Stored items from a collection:
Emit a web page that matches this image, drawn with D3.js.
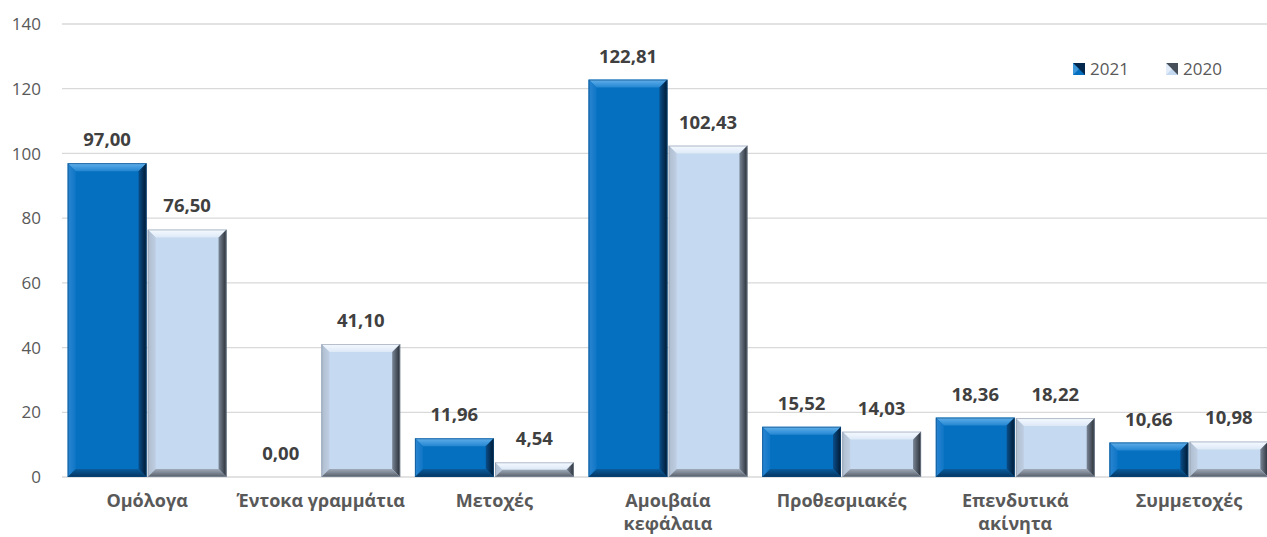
<!DOCTYPE html>
<html>
<head>
<meta charset="utf-8">
<script src="https://cdn.jsdelivr.net/npm/d3@7"></script>
<style>
  body { margin: 0; background: #fff; overflow: hidden; }
  svg { display: block; font-family: "Open Sans", "Noto Sans", sans-serif; }
</style>
</head>
<body>
<div id="chart"></div>
<script>
const categories = [
  ["Ομόλογα"],
  ["Έντοκα γραμμάτια"],
  ["Μετοχές"],
  ["Αμοιβαία", "κεφάλαια"],
  ["Προθεσμιακές"],
  ["Επενδυτικά", "ακίνητα"],
  ["Συμμετοχές"],
];
const series = ["2021", "2020"];
const values2021 = [97.0, 0.0, 11.96, 122.81, 15.52, 18.36, 10.66];
const values2020 = [76.5, 41.1, 4.54, 102.43, 14.03, 18.22, 10.98];
const yTicks = [0, 20, 40, 60, 80, 100, 120, 140];

const W = 1267, H = 537;
const plotTop = 24, plotBottom = 477, plotLeft = 59, plotRight = 1277;
const bevel = 8;

const palette = {
  "2021": { face: "#0570C0", top: ["#62B0EA", "#2486D2"], left: ["#2A86D2", "#1076C6"],
            right: ["#0A4E8A", "#011830"], bottom: ["#0A5C9C", "#053560"] },
  "2020": { face: "#C5D9F1", top: ["#F6FAFF", "#DDE9F7"], left: ["#AEBCCE", "#BFCEE2"],
            right: ["#7A8696", "#262C34"], bottom: ["#A0AAB8", "#555D68"] },
};

const rows = categories.map((c, i) => ({
  label: c,
  values: [
    { key: "2021", v: values2021[i] },
    { key: "2020", v: values2020[i] },
  ],
}));

const svg = d3.select("#chart").append("svg")
  .attr("width", W).attr("height", H);

// gradients for the bevel edges
const defs = svg.append("defs");
series.forEach((s) => {
  const p = palette[s];
  const dirs = { top: [0, 0, 0, 1], bottom: [0, 0, 0, 1], left: [0, 0, 1, 0], right: [0, 0, 1, 0] };
  Object.keys(dirs).forEach((side) => {
    const g = defs.append("linearGradient")
      .attr("id", `g${s}${side}`)
      .attr("x1", dirs[side][0]).attr("y1", dirs[side][1])
      .attr("x2", dirs[side][2]).attr("y2", dirs[side][3]);
    g.append("stop").attr("offset", 0).attr("stop-color", p[side][0]);
    g.append("stop").attr("offset", 1).attr("stop-color", p[side][1]);
  });
});

const x0 = d3.scaleBand()
  .domain(d3.range(categories.length))
  .range([plotLeft, plotRight])
  .paddingInner(0.085)
  .paddingOuter(0.05);

const x1 = d3.scaleBand()
  .domain(series)
  .range([0, x0.bandwidth()])
  .paddingInner(0.015);

const y = d3.scaleLinear().domain([0, 140]).range([plotBottom, plotTop]);

// gridlines
svg.append("g")
  .selectAll("line")
  .data(yTicks)
  .join("line")
  .attr("x1", 62)
  .attr("x2", W)
  .attr("y1", (d) => y(d))
  .attr("y2", (d) => y(d))
  .style("stroke", "#D9D9D9")
  .style("stroke-width", 1.3);

// y axis labels
svg.append("g")
  .selectAll("text")
  .data(yTicks)
  .join("text")
  .attr("x", 41)
  .attr("y", (d) => y(d))
  .attr("dy", "0.36em")
  .style("text-anchor", "end")
  .style("font-size", "17px")
  .style("fill", "#595959")
  .text((d) => d);

const fmt = (v) => d3.format(".2f")(v).replace(".", ",");

const groups = svg.append("g")
  .selectAll("g")
  .data(rows)
  .join("g")
  .attr("transform", (d, i) => `translate(${x0(i)},0)`);

const bars = groups.selectAll("g.bar")
  .data((d) => d.values)
  .join("g")
  .attr("class", "bar");

bars.each(function (d) {
  if (d.v <= 0) return;
  const g = d3.select(this);
  const xa = x1(d.key), xb = xa + x1.bandwidth();
  const ya = y(d.v), yb = y(0);
  const b = Math.min(bevel, (yb - ya) / 2);
  g.append("rect")
    .attr("x", xa).attr("y", ya)
    .attr("width", xb - xa).attr("height", yb - ya)
    .style("fill", palette[d.key].face);
  const poly = (pts, side) => g.append("polygon")
    .attr("points", pts.map((p) => p.join(",")).join(" "))
    .style("fill", `url(#g${d.key}${side})`);
  poly([[xa, ya], [xb, ya], [xb - b, ya + b], [xa + b, ya + b]], "top");
  poly([[xa, ya], [xa + b, ya + b], [xa + b, yb - b], [xa, yb]], "left");
  poly([[xb, ya], [xb, yb], [xb - b, yb - b], [xb - b, ya + b]], "right");
  poly([[xa, yb], [xa + b, yb - b], [xb - b, yb - b], [xb, yb]], "bottom");
  g.append("rect")
    .attr("x", xa + 0.5).attr("y", ya + 0.5)
    .attr("width", xb - xa - 1).attr("height", yb - ya - 1)
    .style("fill", "none")
    .style("stroke", d.key === "2021" ? "#0A4A80" : "#8A96A6")
    .style("stroke-width", 1)
    .style("stroke-opacity", 0.6);
});

// value labels
bars.append("text")
  .attr("x", (d) => x1(d.key) + x1.bandwidth() / 2)
  .attr("y", (d) => y(d.v) - 17)
  .style("text-anchor", "middle")
  .style("font-size", "18.5px")
  .style("font-weight", "bold")
  .style("fill", "#404040")
  .text((d) => fmt(d.v));

// category labels
groups.append("text")
  .attr("x", x0.bandwidth() / 2)
  .attr("y", 507)
  .style("text-anchor", "middle")
  .style("font-size", "18px")
  .style("font-weight", "bold")
  .style("fill", "#595959")
  .selectAll("tspan")
  .data((d) => d.label)
  .join("tspan")
  .attr("x", x0.bandwidth() / 2)
  .attr("dy", (d, i) => (i === 0 ? 0 : 23))
  .text((d) => d);

// legend
const legend = svg.append("g")
  .selectAll("g")
  .data(series)
  .join("g")
  .attr("transform", (d, i) => `translate(${1073 + i * 93},63)`);

legend.append("rect")
  .attr("width", 12).attr("height", 12)
  .style("fill", (d) => palette[d].face);
legend.append("polygon")
  .attr("points", "0,0 12,0 12,12 6,6")
  .style("fill", (d) => palette[d].right[1])
  .style("opacity", 0.8);
legend.append("polygon")
  .attr("points", "0,0 6,6 0,12")
  .style("fill", (d) => palette[d].top[0])
  .style("opacity", 0.6);

legend.append("text")
  .attr("x", 17)
  .attr("y", 6)
  .attr("dy", "0.36em")
  .style("font-size", "17px")
  .style("fill", "#595959")
  .text((d) => d);
</script>
</body>
</html>
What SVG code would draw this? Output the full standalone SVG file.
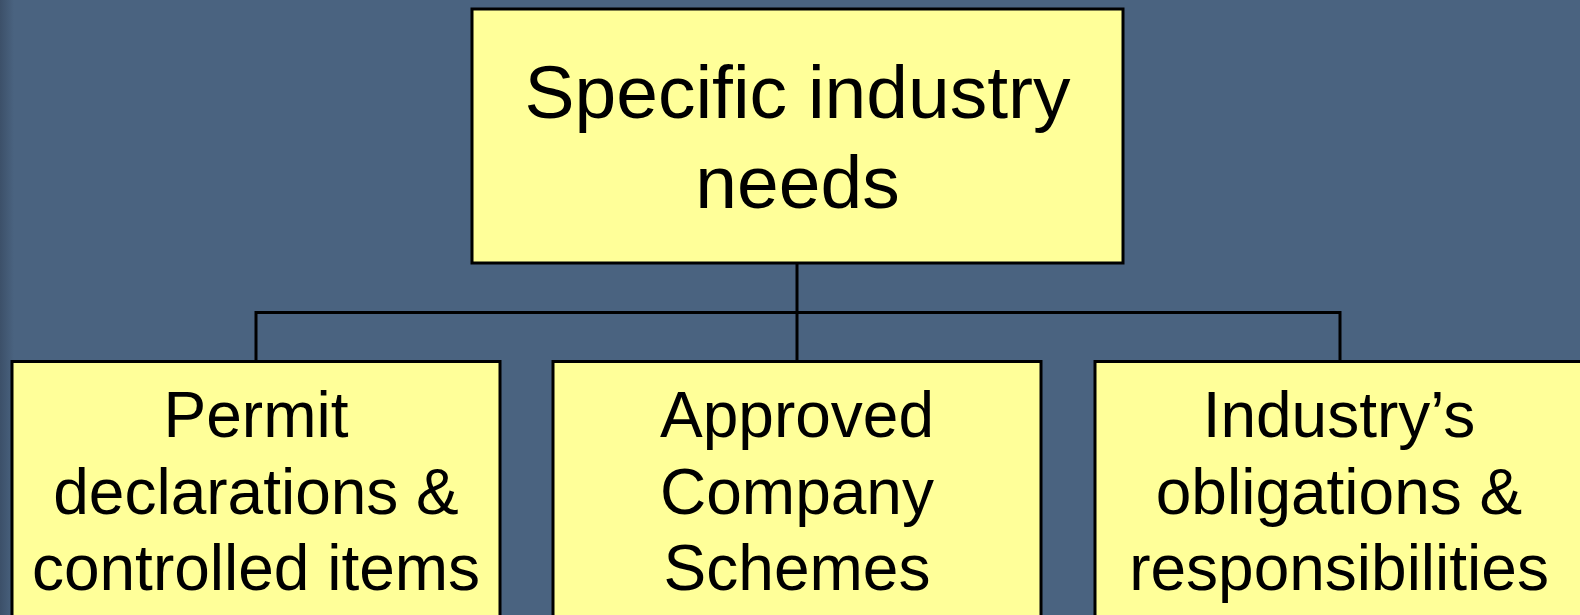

## Objective
Replicate the material above verbatim; images stay out of the copy.

## Result of the task
Emit a web page that matches this image, drawn with D3.js.
<!DOCTYPE html>
<html>
<head>
<meta charset="utf-8">
<script src="https://cdn.jsdelivr.net/npm/d3@7"></script>
<style>
  body { margin: 0; background: #fff; overflow: hidden; }
  svg { display: block; font-family: "Open Sans", "Noto Sans", sans-serif; }
</style>
</head>
<body>
<div id="chart"></div>
<script>
const categories = [
  ["Ομόλογα"],
  ["Έντοκα γραμμάτια"],
  ["Μετοχές"],
  ["Αμοιβαία", "κεφάλαια"],
  ["Προθεσμιακές"],
  ["Επενδυτικά", "ακίνητα"],
  ["Συμμετοχές"],
];
const series = ["2021", "2020"];
const values2021 = [97.0, 0.0, 11.96, 122.81, 15.52, 18.36, 10.66];
const values2020 = [76.5, 41.1, 4.54, 102.43, 14.03, 18.22, 10.98];
const yTicks = [0, 20, 40, 60, 80, 100, 120, 140];

const W = 1267, H = 537;
const plotTop = 24, plotBottom = 477, plotLeft = 59, plotRight = 1277;
const bevel = 8;

const palette = {
  "2021": { face: "#0570C0", top: ["#62B0EA", "#2486D2"], left: ["#2A86D2", "#1076C6"],
            right: ["#0A4E8A", "#011830"], bottom: ["#0A5C9C", "#053560"] },
  "2020": { face: "#C5D9F1", top: ["#F6FAFF", "#DDE9F7"], left: ["#AEBCCE", "#BFCEE2"],
            right: ["#7A8696", "#262C34"], bottom: ["#A0AAB8", "#555D68"] },
};

const rows = categories.map((c, i) => ({
  label: c,
  values: [
    { key: "2021", v: values2021[i] },
    { key: "2020", v: values2020[i] },
  ],
}));

const svg = d3.select("#chart").append("svg")
  .attr("width", W).attr("height", H);

// gradients for the bevel edges
const defs = svg.append("defs");
series.forEach((s) => {
  const p = palette[s];
  const dirs = { top: [0, 0, 0, 1], bottom: [0, 0, 0, 1], left: [0, 0, 1, 0], right: [0, 0, 1, 0] };
  Object.keys(dirs).forEach((side) => {
    const g = defs.append("linearGradient")
      .attr("id", `g${s}${side}`)
      .attr("x1", dirs[side][0]).attr("y1", dirs[side][1])
      .attr("x2", dirs[side][2]).attr("y2", dirs[side][3]);
    g.append("stop").attr("offset", 0).attr("stop-color", p[side][0]);
    g.append("stop").attr("offset", 1).attr("stop-color", p[side][1]);
  });
});

const x0 = d3.scaleBand()
  .domain(d3.range(categories.length))
  .range([plotLeft, plotRight])
  .paddingInner(0.085)
  .paddingOuter(0.05);

const x1 = d3.scaleBand()
  .domain(series)
  .range([0, x0.bandwidth()])
  .paddingInner(0.015);

const y = d3.scaleLinear().domain([0, 140]).range([plotBottom, plotTop]);

// gridlines
svg.append("g")
  .selectAll("line")
  .data(yTicks)
  .join("line")
  .attr("x1", 62)
  .attr("x2", W)
  .attr("y1", (d) => y(d))
  .attr("y2", (d) => y(d))
  .style("stroke", "#D9D9D9")
  .style("stroke-width", 1.3);

// y axis labels
svg.append("g")
  .selectAll("text")
  .data(yTicks)
  .join("text")
  .attr("x", 41)
  .attr("y", (d) => y(d))
  .attr("dy", "0.36em")
  .style("text-anchor", "end")
  .style("font-size", "17px")
  .style("fill", "#595959")
  .text((d) => d);

const fmt = (v) => d3.format(".2f")(v).replace(".", ",");

const groups = svg.append("g")
  .selectAll("g")
  .data(rows)
  .join("g")
  .attr("transform", (d, i) => `translate(${x0(i)},0)`);

const bars = groups.selectAll("g.bar")
  .data((d) => d.values)
  .join("g")
  .attr("class", "bar");

bars.each(function (d) {
  if (d.v <= 0) return;
  const g = d3.select(this);
  const xa = x1(d.key), xb = xa + x1.bandwidth();
  const ya = y(d.v), yb = y(0);
  const b = Math.min(bevel, (yb - ya) / 2);
  g.append("rect")
    .attr("x", xa).attr("y", ya)
    .attr("width", xb - xa).attr("height", yb - ya)
    .style("fill", palette[d.key].face);
  const poly = (pts, side) => g.append("polygon")
    .attr("points", pts.map((p) => p.join(",")).join(" "))
    .style("fill", `url(#g${d.key}${side})`);
  poly([[xa, ya], [xb, ya], [xb - b, ya + b], [xa + b, ya + b]], "top");
  poly([[xa, ya], [xa + b, ya + b], [xa + b, yb - b], [xa, yb]], "left");
  poly([[xb, ya], [xb, yb], [xb - b, yb - b], [xb - b, ya + b]], "right");
  poly([[xa, yb], [xa + b, yb - b], [xb - b, yb - b], [xb, yb]], "bottom");
  g.append("rect")
    .attr("x", xa + 0.5).attr("y", ya + 0.5)
    .attr("width", xb - xa - 1).attr("height", yb - ya - 1)
    .style("fill", "none")
    .style("stroke", d.key === "2021" ? "#0A4A80" : "#8A96A6")
    .style("stroke-width", 1)
    .style("stroke-opacity", 0.6);
});

// value labels
bars.append("text")
  .attr("x", (d) => x1(d.key) + x1.bandwidth() / 2)
  .attr("y", (d) => y(d.v) - 17)
  .style("text-anchor", "middle")
  .style("font-size", "18.5px")
  .style("font-weight", "bold")
  .style("fill", "#404040")
  .text((d) => fmt(d.v));

// category labels
groups.append("text")
  .attr("x", x0.bandwidth() / 2)
  .attr("y", 507)
  .style("text-anchor", "middle")
  .style("font-size", "18px")
  .style("font-weight", "bold")
  .style("fill", "#595959")
  .selectAll("tspan")
  .data((d) => d.label)
  .join("tspan")
  .attr("x", x0.bandwidth() / 2)
  .attr("dy", (d, i) => (i === 0 ? 0 : 23))
  .text((d) => d);

// legend
const legend = svg.append("g")
  .selectAll("g")
  .data(series)
  .join("g")
  .attr("transform", (d, i) => `translate(${1073 + i * 93},63)`);

legend.append("rect")
  .attr("width", 12).attr("height", 12)
  .style("fill", (d) => palette[d].face);
legend.append("polygon")
  .attr("points", "0,0 12,0 12,12 6,6")
  .style("fill", (d) => palette[d].right[1])
  .style("opacity", 0.8);
legend.append("polygon")
  .attr("points", "0,0 6,6 0,12")
  .style("fill", (d) => palette[d].top[0])
  .style("opacity", 0.6);

legend.append("text")
  .attr("x", 17)
  .attr("y", 6)
  .attr("dy", "0.36em")
  .style("font-size", "17px")
  .style("fill", "#595959")
  .text((d) => d);
</script>
</body>
</html>
What SVG code would draw this? Output the full standalone SVG file.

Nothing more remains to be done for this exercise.